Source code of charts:
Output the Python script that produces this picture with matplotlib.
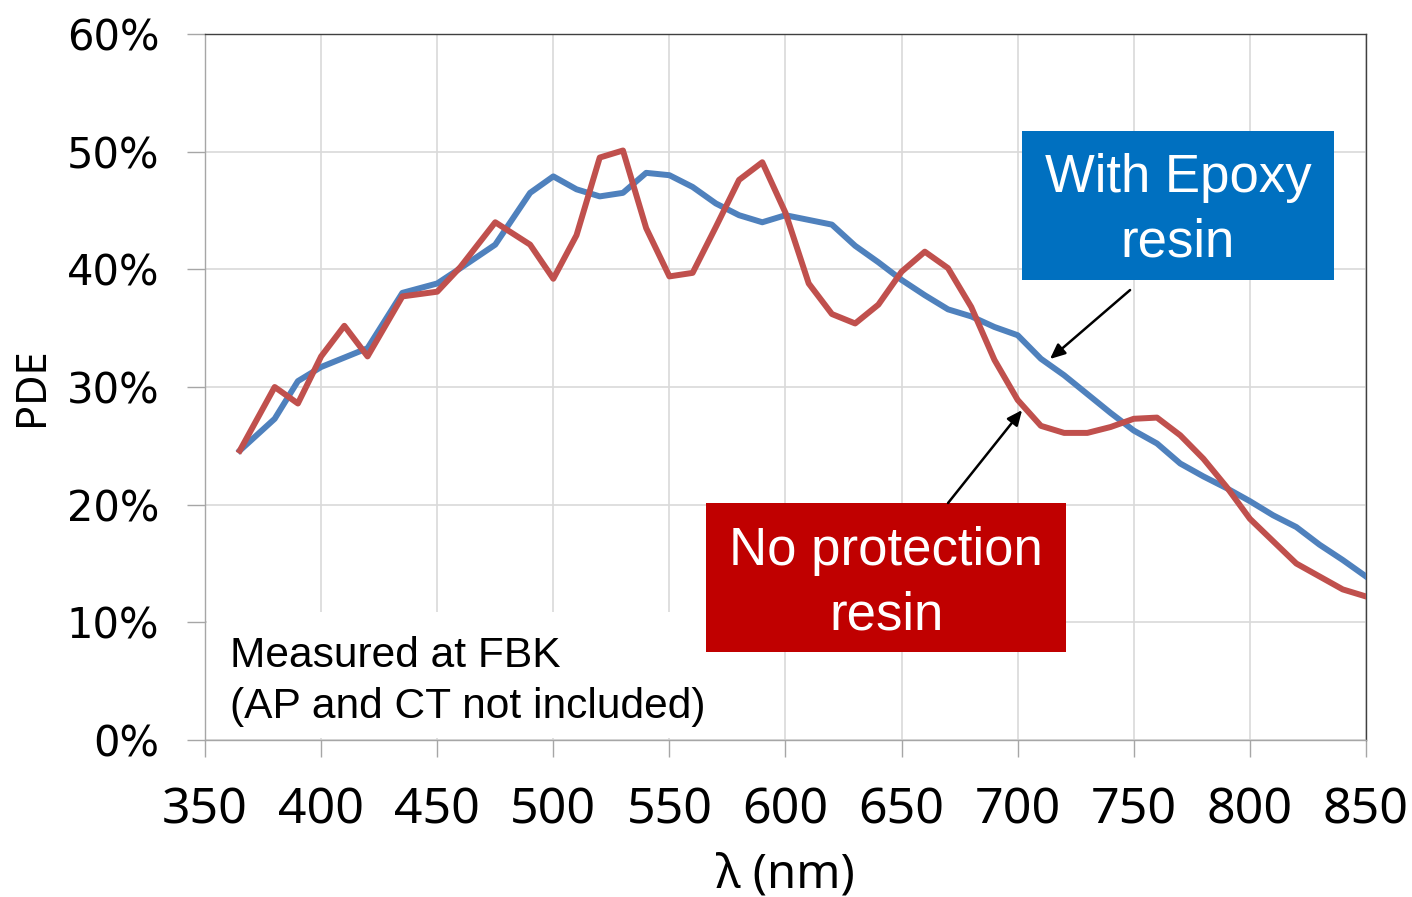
import matplotlib.pyplot as plt
from matplotlib.patches import Rectangle

# -------------------------------
# Daten (PDE in %)
# -------------------------------
wavelength = [365, 380, 390, 400, 410, 420, 435, 450, 460, 475, 490, 500, 510, 520,
              530, 540, 550, 560, 570, 580, 590, 600, 610, 620, 630, 640, 650, 660,
              670, 680, 690, 700, 710, 720, 730, 740, 750, 760, 770, 780, 790, 800,
              810, 820, 830, 840, 850]

pde_epoxy = [24.6, 27.3, 30.5, 31.7, 32.5, 33.3, 38.0, 38.8, 40.1, 42.1, 46.5, 47.9, 46.8, 46.2,
             46.5, 48.2, 48.0, 47.0, 45.6, 44.6, 44.0, 44.6, 44.2, 43.8, 42.0, 40.6, 39.1, 37.8,
             36.6, 36.0, 35.1, 34.4, 32.4, 31.0, 29.4, 27.8, 26.3, 25.2, 23.5, 22.4, 21.4, 20.3,
             19.1, 18.1, 16.6, 15.3, 13.9]

pde_no_resin = [24.6, 30.0, 28.6, 32.6, 35.2, 32.6, 37.7, 38.1, 40.2, 44.0, 42.1, 39.2, 42.9, 49.5,
                50.1, 43.5, 39.4, 39.7, 43.6, 47.6, 49.1, 44.8, 38.8, 36.2, 35.4, 37.0, 39.8, 41.5,
                40.1, 36.8, 32.3, 28.9, 26.7, 26.1, 26.1, 26.6, 27.3, 27.4, 25.9, 23.9, 21.5, 18.8,
                16.9, 15.0, 13.9, 12.8, 12.2]

x_ticks = [350, 400, 450, 500, 550, 600, 650, 700, 750, 800, 850]
y_ticks = [0, 10, 20, 30, 40, 50, 60]

# -------------------------------
# Diagramm
# -------------------------------
fig = plt.figure(figsize=(14.12, 8.97), dpi=100)
ax = fig.add_axes([0.1452, 0.175, 0.8222, 0.7871])

ax.plot(wavelength, pde_epoxy, color='#4F81BD', lw=4.3, solid_joinstyle='round', zorder=4)
ax.plot(wavelength, pde_no_resin, color='#C0504D', lw=4.3, solid_joinstyle='round', zorder=5)

ax.set_xlim(350, 850)
ax.set_ylim(0, 60)
ax.set_xticks(x_ticks)
ax.set_yticks(y_ticks)
ax.set_yticklabels([f"{v}%" for v in y_ticks], fontsize=30, family='DejaVu Sans')
ax.set_xticklabels([str(v) for v in x_ticks], fontsize=36, family='Noto Sans')
ax.tick_params(axis='y', length=13, width=1, color='#A6A6A6', pad=20)
ax.tick_params(axis='x', length=12, width=1, color='#A6A6A6', pad=21)

ax.grid(True, color='#D9D9D9', lw=1.2, zorder=0)
ax.set_axisbelow(True)
for side in ['left', 'bottom']:
    ax.spines[side].set_color('#A6A6A6')
for side in ['top', 'right']:
    ax.spines[side].set_color('#404040')
for sp in ax.spines.values():
    sp.set_linewidth(1.0)

ax.set_xlabel("λ (nm)", fontsize=34, family='Noto Sans', labelpad=11)
ax.set_ylabel("PDE", fontsize=30, family='Noto Sans', labelpad=10)

# Hinweis unten links (weißer Hintergrund über dem Gitter)
ax.add_patch(Rectangle((351, 0.2), 221, 10.7, facecolor='white', edgecolor='none', zorder=2))
ax.text(360.8, 6.2, "Measured at FBK", fontsize=30.6, family='Liberation Sans',
        va='baseline', ha='left', zorder=3)
ax.text(360.8, 1.85, "(AP and CT not included)", fontsize=30.6, family='Liberation Sans',
        va='baseline', ha='left', zorder=3)

# Beschriftungsboxen
ax.add_patch(Rectangle((701.9, 39.09), 134.3, 12.67, facecolor='#0070C0', edgecolor='none', zorder=6))
ax.text(769.0, 46.57, "With Epoxy", fontsize=38, color='white', family='Liberation Sans',
        ha='center', va='baseline', zorder=7)
ax.text(769.0, 41.13, "resin", fontsize=38, color='white', family='Liberation Sans',
        ha='center', va='baseline', zorder=7)

ax.add_patch(Rectangle((565.8, 7.48), 155.0, 12.66, facecolor='#C00000', edgecolor='none', zorder=6))
ax.text(643.3, 14.87, "No protection", fontsize=38, color='white', family='Liberation Sans',
        ha='center', va='baseline', zorder=7)
ax.text(643.3, 9.43, "resin", fontsize=38, color='white', family='Liberation Sans',
        ha='center', va='baseline', zorder=7)

# Pfeile
arrow = dict(arrowstyle='-|>,head_length=0.9,head_width=0.4', color='black', lw=1.8,
             shrinkA=0, shrinkB=0)
ax.annotate("", xy=(713.9, 32.38), xytext=(748.4, 38.24), arrowprops=arrow, zorder=8)
ax.annotate("", xy=(701.9, 28.04), xytext=(670.0, 20.14), arrowprops=arrow, zorder=8)

plt.savefig("out.png", dpi=100)
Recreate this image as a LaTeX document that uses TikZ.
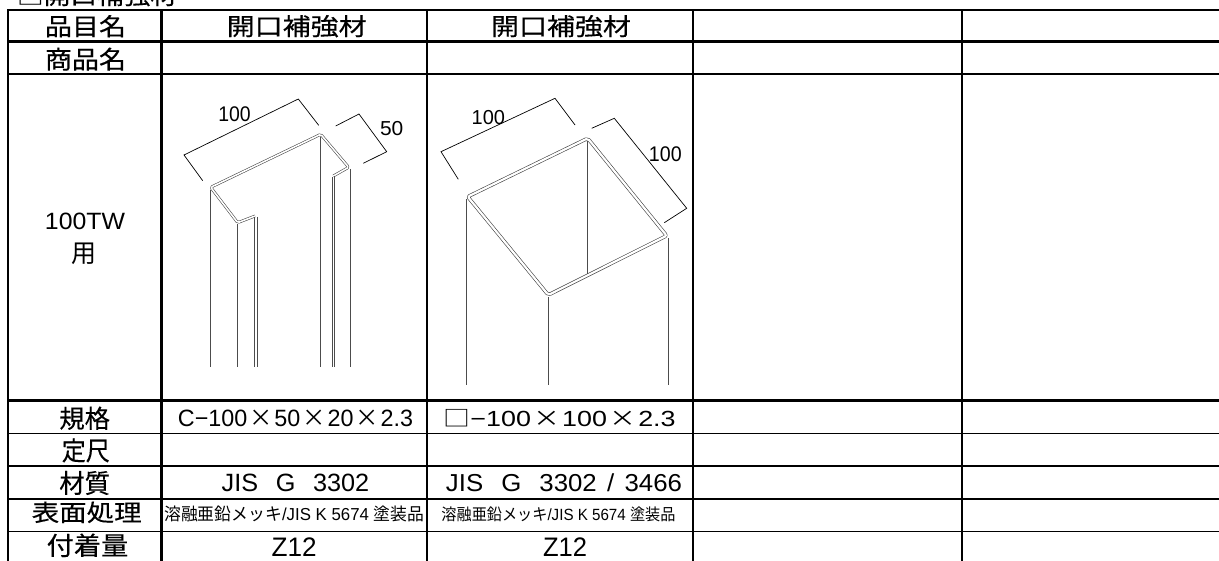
\documentclass[tikz,border=0pt]{standalone}
\usepackage{fontspec}
\usepackage{graphicx}
\setmainfont{Liberation Sans}
\newfontfamily\jp[FakeBold=0.3]{Noto Sans CJK JP}
\newfontfamily\jpn{Noto Sans CJK JP}
\newcommand{\fitbox}[3]{\resizebox*{#1pt}{#2pt}{#3}}
\newcommand{\tms}{\hspace{0.08em}{\jpn ×}\hspace{0.08em}}
\begin{document}
\begin{tikzpicture}[x=1pt,y=-1pt,
  txt/.style={inner sep=0pt,outer sep=0pt,anchor=center},
  thk/.style={line width=2.7pt,line cap=rect,draw=black},
  thn/.style={line width=1.2pt,draw=black},
  prof/.style={draw=black!75,line width=0.55pt,double=white,double distance=1.6pt,rounded corners=1.5pt,line join=round},
  sqprof/.style={draw=black!75,line width=0.6pt,double=white,double distance=2.2pt,rounded corners=2pt,line join=round},
  edgeln/.style={draw=black!70,line width=0.6pt},
  dimln/.style={draw=black,line width=0.7pt}]
\useasboundingbox (0,0) rectangle (1219,561);
\fill[white] (0,0) rectangle (1219,561);

% ---- table grid ----
\foreach \yy in {10,41.5,74,400.5} \draw[thk] (8,\yy) -- (1219,\yy);
\foreach \yy in {433.3,466,499,531.7} \draw[thn] (8,\yy) -- (1219,\yy);
\foreach \xx in {8,161.5,427,693,962} \draw[thk] (\xx,10) -- (\xx,561);

% ---- title ----
\node[txt,anchor=south] (title) at (97,6.3) {\fitbox{160}{22}{\jp □開口補強材}};

% ---- column 1 labels ----
\node[txt] (l1) at (85.5,26.2) {\fitbox{81}{22.3}{\jp 品目名}};
\node[txt] (l2) at (85.5,59.2) {\fitbox{81}{23}{\jp 商品名}};
\node[txt] (l3a) at (85,221.7) {\fitbox{80}{16.7}{100TW}};
\node[txt] (l3b) at (84.2,254.2) {\fitbox{25}{21.7}{\jpn 用}};
\node[txt] (l4) at (84.7,418.3) {\fitbox{50.7}{23.3}{\jp 規格}};
\node[txt] (l5) at (85.8,450.5) {\fitbox{48}{24}{\jp 定尺}};
\node[txt] (l6) at (84.7,483) {\fitbox{50.7}{24}{\jp 材質}};
\node[txt] (l7) at (86.7,512.3) {\fitbox{110}{21.5}{\jp 表面処理}};
\node[txt] (l8) at (87.5,545.3) {\fitbox{81.6}{23.5}{\jp 付着量}};

% ---- column 2 ----
\node[txt] (c2a) at (296.7,26.2) {\fitbox{140}{22.3}{\jp 開口補強材}};
\node[txt] (c2b) at (295.5,418.3) {\fitbox{235}{16.7}{C−100\tms 50\tms 20\tms 2.3}};
\node[txt] (c2c) at (295.5,482.8) {\fitbox{147.6}{17.7}{JIS\hspace{0.7em}G\hspace{0.7em}3302}};
\node[txt] (c2d) at (294.2,514.3) {\fitbox{260}{16}{{\jpn 溶融亜鉛メッキ}/JIS K 5674 {\jpn 塗装品}}};
\node[txt] (c2e) at (294.2,547.3) {\fitbox{45}{18.7}{Z12}};

% ---- column 3 ----
\node[txt] (c3a) at (561,26.2) {\fitbox{140}{22.3}{\jp 開口補強材}};
\node[txt] (c3b) at (559.6,418.3) {\fitbox{232}{17.5}{{\jpn □}−100\tms 100\tms 2.3}};
\node[txt] (c3c) at (564,482.8) {\fitbox{236}{18}{JIS\hspace{0.7em}G\hspace{0.7em}3302\hspace{0.4em}/\hspace{0.4em}3466}};
\node[txt] (c3d) at (558.5,514.3) {\fitbox{234}{15}{{\jpn 溶融亜鉛メッキ}/JIS K 5674 {\jpn 塗装品}}};
\node[txt] (c3e) at (565,547.3) {\fitbox{44}{18.7}{Z12}};

% ---- C channel drawing ----
\draw[prof] (255,216) -- (237.7,222.7) -- (210.7,187.3) -- (320.7,134.3) -- (348.7,167.3) -- (333.3,176);
\draw[edgeln] (210,190) -- (210,366.7);
\draw[edgeln] (237.3,224.5) -- (237.3,366.7);
\draw[edgeln] (254.7,217.5) -- (254.7,366.7);
\draw[edgeln] (256.9,216.8) -- (256.9,366.7);
\draw[edgeln] (320.7,137) -- (320.7,366.7);
\draw[edgeln] (332.3,177.5) -- (332.3,366.7);
\draw[edgeln] (334.7,176.5) -- (334.7,366.7);
\draw[edgeln] (349.8,169) -- (349.8,366.7);
\draw[dimln] (202.7,180.7) -- (184,155) -- (298.3,99) -- (318.7,125.3);
\draw[dimln] (335.7,126) -- (359,114) -- (386.7,151.7) -- (363.3,163.3);
\node[txt] (d1) at (234.5,114.2) {\fitbox{32.4}{15}{100}};
\node[txt] (d2) at (391.7,128.8) {\fitbox{23.3}{14.3}{50}};

% ---- square tube drawing ----
\draw[sqprof] (467.7,196.7) -- (587.7,138.3) -- (666.7,235.7) -- (548.3,295) -- cycle;
\draw[edgeln] (587,141.5) -- (587,274);
\draw[edgeln] (466.2,199.5) -- (466.2,385);
\draw[edgeln] (548.2,297.5) -- (548.2,385);
\draw[edgeln] (668,238.5) -- (668,385);
\draw[dimln] (458.3,179.3) -- (441,151.7) -- (555,98.3) -- (575,125);
\draw[dimln] (591.7,128.3) -- (614.3,118.3) -- (686.7,208.3) -- (664.3,222.7);
\node[txt] (d3) at (488.3,117.2) {\fitbox{33.3}{14.3}{100}};
\node[txt] (d4) at (665.3,154.2) {\fitbox{32.7}{15}{100}};
\end{tikzpicture}
\end{document}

REQUEST: From the records above, copy exactly the lines starting at the one with "Recreate this image" and ending at the one with "(title) at (97,6.3)", and no others. Pictures stay out.

SOLUTION TO THIS EXERCISE:
Recreate this image as a LaTeX document that uses TikZ.
\documentclass[tikz,border=0pt]{standalone}
\usepackage{fontspec}
\usepackage{graphicx}
\setmainfont{Liberation Sans}
\newfontfamily\jp[FakeBold=0.3]{Noto Sans CJK JP}
\newfontfamily\jpn{Noto Sans CJK JP}
\newcommand{\fitbox}[3]{\resizebox*{#1pt}{#2pt}{#3}}
\newcommand{\tms}{\hspace{0.08em}{\jpn ×}\hspace{0.08em}}
\begin{document}
\begin{tikzpicture}[x=1pt,y=-1pt,
  txt/.style={inner sep=0pt,outer sep=0pt,anchor=center},
  thk/.style={line width=2.7pt,line cap=rect,draw=black},
  thn/.style={line width=1.2pt,draw=black},
  prof/.style={draw=black!75,line width=0.55pt,double=white,double distance=1.6pt,rounded corners=1.5pt,line join=round},
  sqprof/.style={draw=black!75,line width=0.6pt,double=white,double distance=2.2pt,rounded corners=2pt,line join=round},
  edgeln/.style={draw=black!70,line width=0.6pt},
  dimln/.style={draw=black,line width=0.7pt}]
\useasboundingbox (0,0) rectangle (1219,561);
\fill[white] (0,0) rectangle (1219,561);

% ---- table grid ----
\foreach \yy in {10,41.5,74,400.5} \draw[thk] (8,\yy) -- (1219,\yy);
\foreach \yy in {433.3,466,499,531.7} \draw[thn] (8,\yy) -- (1219,\yy);
\foreach \xx in {8,161.5,427,693,962} \draw[thk] (\xx,10) -- (\xx,561);

% ---- title ----
\node[txt,anchor=south] (title) at (97,6.3) {\fitbox{160}{22}{\jp □開口補強材}};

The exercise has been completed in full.